One important thing MOOC is putting on evidence is the importance to schedule a course, to organize its content and to manage load distribution. Let us take as an example 6.002x. Before starting the course, everybody knew how many laboratories, homeworks and exams were required to take. Everybody knew 6.002x was a twelve weeks course with two exams. Those were the basic rules everybody had to respect. Also I like the idea of not having to deliver homework and laboratories two weeks before the final exam.
Besides 6.002x, I am enrolled in 6.00x, Introduction to Computer Science and Programming. Scheduling has been a nightmare for 6.00x. There have been too many problems in that course. But I am witness the tremendous effort the staff has done to keep up with the initial planning.
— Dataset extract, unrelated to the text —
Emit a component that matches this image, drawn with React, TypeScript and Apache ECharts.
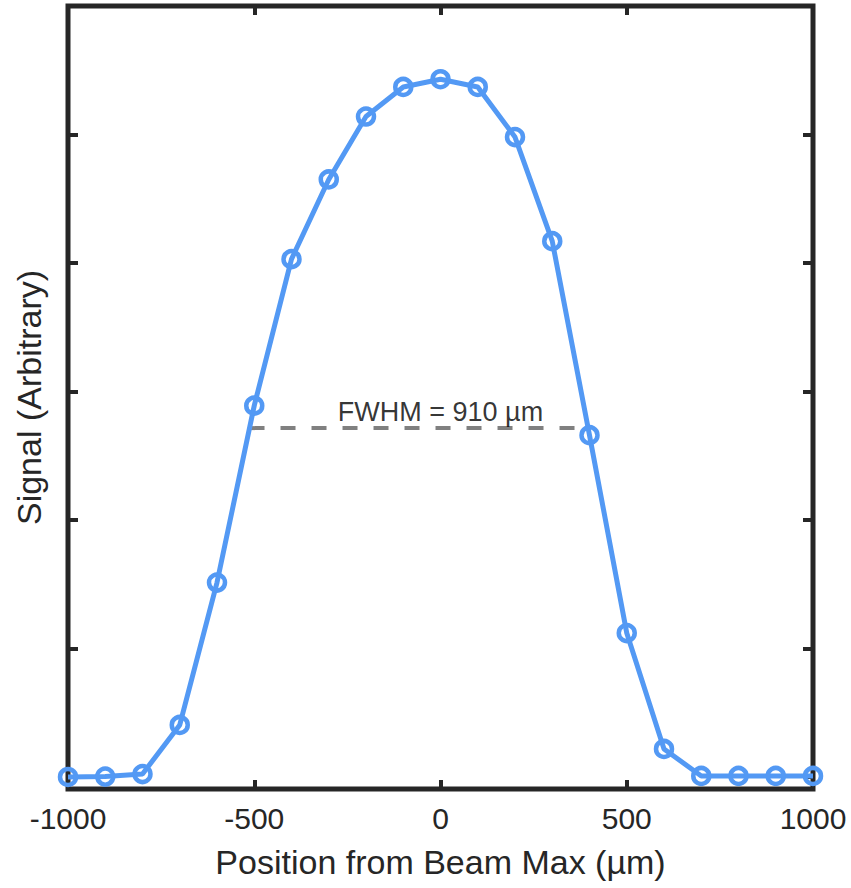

Here at the University of El Salvador, at the beginning of every semester professors are supposed to organize their lectures. Each professor has to present a "programa de asignatura" where he schedules every activity he himself compromises to fulfil. In practice, like the problem we have with traffic lights, there is anybody to enforce those basic compromises.
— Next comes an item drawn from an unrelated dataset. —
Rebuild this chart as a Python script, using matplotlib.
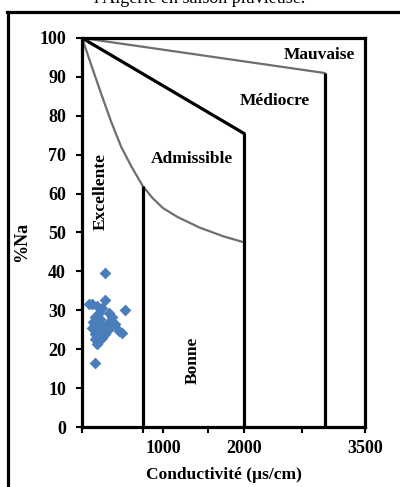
import numpy as np
import matplotlib
matplotlib.use("Agg")
import matplotlib.pyplot as plt
from matplotlib.lines import Line2D

#---------------- DONNEES ----------------

# points mesures (conductivite, %Na)
cond = [280, 530, 157, 82, 123, 185, 288, 247, 205, 330, 164, 226, 370, 329, 411,
        164, 247, 350, 452, 493, 205, 288, 164, 185, 247, 140, 205, 300, 120, 160]
na = [39.5, 30, 16.5, 31.5, 31.5, 31, 32.6, 30.6, 29.4, 29.4, 28.2, 27.8, 28.2, 27, 26.6,
      26.2, 25.8, 25.4, 24.6, 24.2, 24.2, 23.8, 22.6, 21.4, 23, 27, 27.5, 26, 25.5, 24]

# limites du diagramme de Wilcox
courbe_x = [0, 50, 115, 240, 360, 485, 610, 750, 875, 1000, 1180, 1450, 1750, 2000]
courbe_y = [100, 97, 93, 85.5, 78.5, 72, 67, 62, 58.8, 56.3, 54, 51.3, 49, 47.5]
mediocre_x = [0, 2000]
mediocre_y = [100, 75.5]
mauvaise_x = [0, 3000]
mauvaise_y = [100, 91]
limites_x = [750, 2000, 3000]
limites_y = [62, 75.5, 91]

classes = ["Mauvaise", "Médiocre", "Admissible", "Excellente", "Bonne"]
classes_x = [2935, 2380, 1356, 235, 1370]
classes_y = [95.7, 83.7, 69, 60.5, 17.2]
classes_rot = [0, 0, 0, 90, 90]

xticks = [0, 750, 1000, 1560, 2000, 2725, 3500]
xlabels = ["", "", "1000", "", "2000", "", "3500"]
yticks = list(range(0, 101, 10))

#---------------- FIGURE ----------------

serif = "Liberation Serif"
fig = plt.figure(figsize=(4, 4.87), dpi=100)
ax = fig.add_axes([0.205, 0.1232, 0.7075, 0.7988])

gris = "#6e6e6e"
ax.plot(courbe_x, courbe_y, color=gris, lw=1.6)
ax.plot(mauvaise_x, mauvaise_y, color=gris, lw=1.6)
ax.plot(mediocre_x, mediocre_y, color="black", lw=2.3)
for xl, yl in zip(limites_x, limites_y):
    ax.plot([xl, xl], [0, yl], color="black", lw=2.3, solid_capstyle="butt")

ax.scatter(cond, na, marker="D", s=36, color="#4a7ebb", zorder=3, linewidths=0)

for t, xx, yy, r in zip(classes, classes_x, classes_y, classes_rot):
    ax.text(xx, yy, t, rotation=r, ha="center", va="center",
            fontsize=12.5, fontweight="bold", family=serif)

ax.set_xlim(0, 3500)
ax.set_ylim(0, 100)
ax.set_xticks(xticks)
ax.set_xticklabels(xlabels)
ax.set_yticks(yticks)
for lab in ax.get_xticklabels() + ax.get_yticklabels():
    lab.set_fontfamily(serif)
    lab.set_fontweight("bold")
    lab.set_fontsize(13)
ax.tick_params(axis="both", length=4.5, width=1.5, direction="out")
ax.tick_params(axis="y", pad=7)
ax.tick_params(axis="x", pad=5)
for sp in ax.spines.values():
    sp.set_linewidth(2.3)

ax.set_xlabel("Conductivité (µs/cm)", fontsize=12.5, fontweight="bold", family=serif, labelpad=7)
ax.set_ylabel("%Na", fontsize=13, fontweight="bold", family=serif)
ax.yaxis.set_label_coords(-0.184, 0.476)

# cadre exterieur (coupe par l'image)
fig.add_artist(Line2D([7/400, 1.0], [1 - 12/487, 1 - 12/487], color="black", lw=2.3))
fig.add_artist(Line2D([8/400, 8/400], [0.0, 1 - 12/487], color="black", lw=2.3))

# titre coupe en haut
fig.text(0.5, 1 - 3/487, "l'Algérie en saison pluvieuse.", ha="center", va="baseline",
         fontsize=13, family=serif)

fig.savefig("out.png", dpi=100)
This is our last lecture week for this semester. Next week, students are supposed to take final exams. But, as the case with traffic lights, course scheduling does not work. It shocked me to see on walls an announcement calling to start the very first laboratory on power systems (See picture below). It says something like this: "Wednesday, November 21th, begins Power System Laboratory. Week A and B. " That means some students (Week B) have to start laboratory the very week they are supposed to start taking final exams.
As a rule regular courses like power systems require six to eight laboratories. That means students are going to be cheated by this professor. There will be no laboratory learning. Cynically, at the end of each semester, students pretend they have learned and professors pretend they have taught.
The lack of organization is very similar to a chaotic traffic jam. It is impossible to create a learning environment with all that lack of organization.